Bekerja dari pukul 11.00 siang sampai jam 17.00 sore, membantu membersihkan sampah-sampah plastik yang telah sang suami cari untuk disetorkan ke pengepul dan mendapatkan uang. Selain penghasilan yang bergantung pada seberapa banyak sampah plastik yang dikumpulkan, cuaca juga menjadi hambatan mereka untuk bertahan hidup. Rembesan air hujan yang masuk ke gerobak sudah menjadi hal yang biasa bagi ibu Juju dan suami.
“Kalau hujan ditutup pakai plastik gerobaknya, jadi saya tidur di dalam plastik. Nggak kehujanan sih, cuma air jatuh setetes-setetes. Kalau dingin, ya dingin. Habisnya kalau tidur tidak ada tempatnya kalau bukan di gerobak,” ujarnya.
Sampai saat ini, mereka memilih untuk menyembunyikan pekerjaan yang mereka tekuni dari anak-anaknya dan hanya bisa berjumpa dengan anak cucunya apabila berkunjung ke rumahnya yang berada di Jakarta.
“Yang paling tua berada di Ciputat, yang kedua berada di Gudang Peluru, yang ketiga berada di Alu-Alu, dan yang terakhir berada di Tanah Koja,” lanjutnya dengan tangan yang sedang menguliti label gelas plastik sambil bercerita.
“Nggak dikasih tahu mamahnya di sini. Anak-anak tahunya orang tuanya ada di Jakarta. Jangan sampai tahu juga,” katanya saat ditanya apakah anak-anaknya mengetahui keberadaannya.
Walaupun hidup dengan pas-pasan, masih banyak orang baik yang mau meringankan dan memberikan mereka bantuan berupa makanan dan uang agar mereka tetap bisa bertahan hidup.

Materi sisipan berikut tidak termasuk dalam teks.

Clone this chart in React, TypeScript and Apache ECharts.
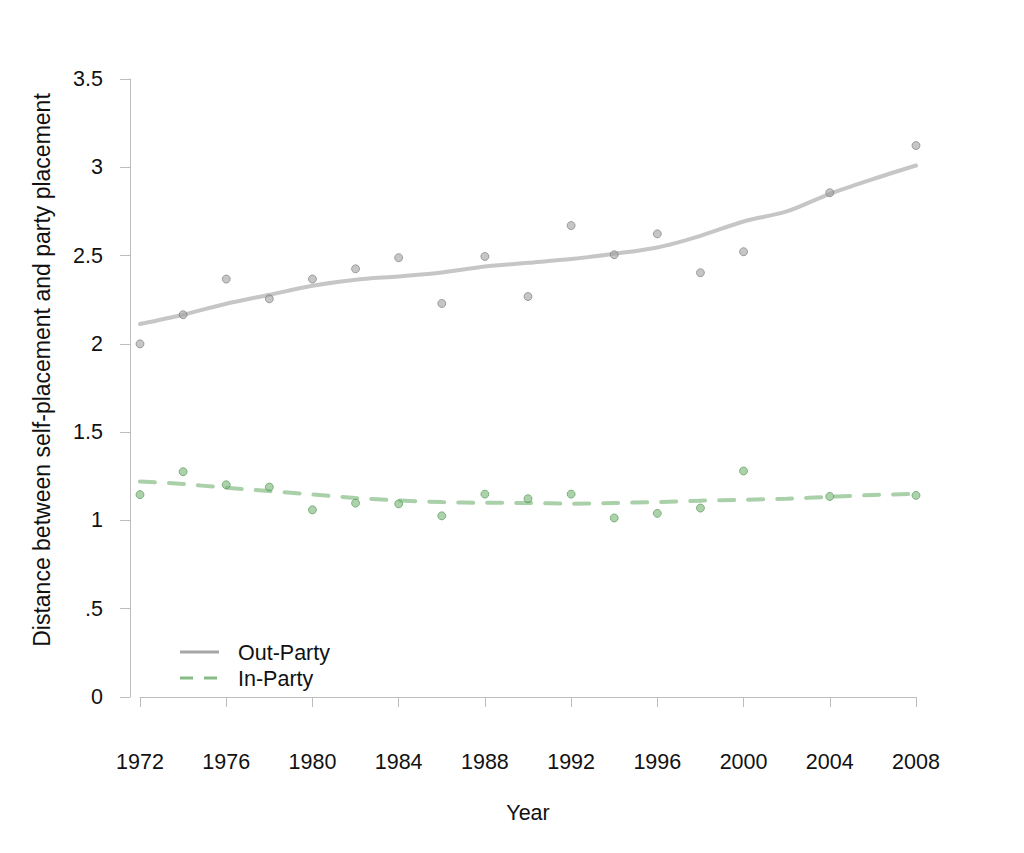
import React, { useEffect, useRef } from "react";
import * as echarts from "echarts";

const outYears = [1972, 1974, 1976, 1978, 1980, 1982, 1984, 1986, 1988, 1990, 1992, 1994, 1996, 1998, 2000, 2004, 2008];
const outPoints = [2.0, 2.165, 2.367, 2.255, 2.367, 2.425, 2.488, 2.229, 2.495, 2.268, 2.67, 2.505, 2.623, 2.403, 2.522, 2.856, 3.123];
const inPoints = [1.146, 1.276, 1.202, 1.189, 1.06, 1.098, 1.094, 1.026, 1.149, 1.123, 1.149, 1.014, 1.04, 1.07, 1.28, 1.136, 1.142];

const fitYears = [1972, 1974, 1976, 1978, 1980, 1982, 1984, 1986, 1988, 1990, 1992, 1994, 1996, 1998, 2000, 2002, 2004, 2006, 2008];
const outFit = [2.112, 2.165, 2.227, 2.278, 2.329, 2.363, 2.382, 2.404, 2.438, 2.459, 2.48, 2.51, 2.546, 2.612, 2.693, 2.75, 2.85, 2.933, 3.01];
const inFit = [1.221, 1.206, 1.185, 1.166, 1.147, 1.127, 1.113, 1.104, 1.1, 1.099, 1.095, 1.099, 1.104, 1.112, 1.117, 1.123, 1.134, 1.144, 1.151];

const yTicks: Record<string, string> = { "0": "0", "0.5": ".5", "1": "1", "1.5": "1.5", "2": "2", "2.5": "2.5", "3": "3", "3.5": "3.5" };

const Y_TITLE = "Distance between self-placement and party placement";
const FONT = "'Liberation Sans', Arial, sans-serif";
const FS = 21.5;

export default function App() {
  const ref = useRef<HTMLDivElement>(null);
  useEffect(() => {
    if (!ref.current) return;
    const chart = echarts.init(ref.current, null, { renderer: "svg" });
    const zip = (xs: number[], ys: number[]) => xs.map((x, i) => [x, ys[i]]);
    chart.setOption({
      animation: false,
      backgroundColor: "#ffffff",
      textStyle: { fontFamily: FONT },
      grid: { left: 140, right: 108, top: 79, bottom: 156 },
      xAxis: {
        type: "value",
        min: 1972,
        max: 2008,
        interval: 4,
        offset: 25,
        name: "Year",
        nameLocation: "middle",
        nameGap: 80,
        nameTextStyle: { fontSize: FS, color: "#111", fontFamily: FONT },
        axisLine: { show: true, lineStyle: { color: "#bdbdbd", width: 1 } },
        axisTick: { show: true, length: 10, lineStyle: { color: "#bdbdbd" } },
        axisLabel: { fontSize: FS, color: "#111", margin: 29, fontFamily: FONT, formatter: (v: number) => String(v) },
        splitLine: { show: false },
      },
      yAxis: {
        type: "value",
        min: 0,
        max: 3.5,
        interval: 0.5,
        offset: 10,
        axisLine: { show: true, lineStyle: { color: "#bdbdbd", width: 1 } },
        axisTick: { show: true, length: 10, lineStyle: { color: "#bdbdbd" } },
        axisLabel: {
          fontSize: FS,
          color: "#111",
          margin: 27,
          fontFamily: FONT,
          formatter: (v: number) => yTicks[String(v)] ?? String(v),
        },
        splitLine: { show: false },
      },
      graphic: [
        {
          type: "text",
          x: 42,
          y: 370,
          rotation: Math.PI / 2,
          style: { text: Y_TITLE, fill: "#111", font: "23px " + FONT, align: "center", verticalAlign: "middle" },
        },
        { type: "line", shape: { x1: 180, y1: 652, x2: 219, y2: 652 }, style: { stroke: "#a6a6a6", lineWidth: 3 } },
        { type: "line", shape: { x1: 180, y1: 678, x2: 219, y2: 678 }, style: { stroke: "#86bb86", lineWidth: 3, lineDash: [13, 11] } },
        { type: "text", x: 238, y: 653, style: { text: "Out-Party", fill: "#111", font: FS + "px " + FONT, verticalAlign: "middle" } },
        { type: "text", x: 238, y: 679, style: { text: "In-Party", fill: "#111", font: FS + "px " + FONT, verticalAlign: "middle" } },
      ],
      series: [
        {
          name: "Out-Party fit",
          type: "line",
          data: zip(fitYears, outFit),
          smooth: 0.3,
          showSymbol: false,
          lineStyle: { color: "#c6c6c6", width: 4, cap: "round" },
          z: 2,
        },
        {
          name: "In-Party fit",
          type: "line",
          data: zip(fitYears, inFit),
          smooth: 0.3,
          showSymbol: false,
          lineStyle: { color: "#aad0aa", width: 4, type: [15, 14], cap: "round" },
          z: 2,
        },
        {
          name: "Out-Party",
          type: "scatter",
          data: zip(outYears, outPoints),
          symbolSize: 8,
          itemStyle: { color: "rgba(160,160,160,0.75)", borderColor: "rgba(115,115,115,0.85)", borderWidth: 0.9 },
          z: 3,
        },
        {
          name: "In-Party",
          type: "scatter",
          data: zip(outYears, inPoints),
          symbolSize: 8,
          itemStyle: { color: "rgba(125,185,125,0.8)", borderColor: "rgba(75,145,75,0.85)", borderWidth: 0.9 },
          z: 3,
        },
      ],
    });
    return () => chart.dispose();
  }, []);
  return <div ref={ref} style={{ position: "absolute", left: 0, top: 0, width: 1024, height: 853 }} />;
}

“Alhamdulillah nenek banyak yang kasihan, dari mobil atau motor setiap hari Jumat. Ada yang ngasih nasi, kadang-kadang uang. Jadi setiap hari Jumat tidak masak karena selalu ada yang ngasih, tidak tahu dari mana saja itu. Alhamdulillah, terkadang dapat besek, nasi padang, nasi uduk, gado-gado, soto, apa saja ada kalau hari Jumat,” jelas Juju.
Selain itu Juju juga mengatakan barang-barang yang didapatkan untuk memasak, mencuci, dan minum berasal dari barang-barang yang telah dibuang atau ditinggalkan dan ditemukan oleh ia dan suaminya yang kemudian dibersihkan dan digunakan kembali.
Hal serupa juga dialami oleh Ibu Sri pada usia yang sudah tidak lagi muda. Sebelumnya, dia bekerja sebagai pencuci dan penyetrika baju dari rumah ke rumah. Namun karena tenaga yang sudah tidak bisa dipaksakan dan mendapatkan tawaran dari seseorang, ia memutuskan untuk bekerja sebagai pemulung dengan bermodalkan gerobak yang dipinjamkan dan imbalan tempat tinggal oleh pengepul sampah plastik. Ibu Sri biasa berkeliling di wilayah Rawalumbu untuk mengais gelas-gelas plastik di pinggir jalan.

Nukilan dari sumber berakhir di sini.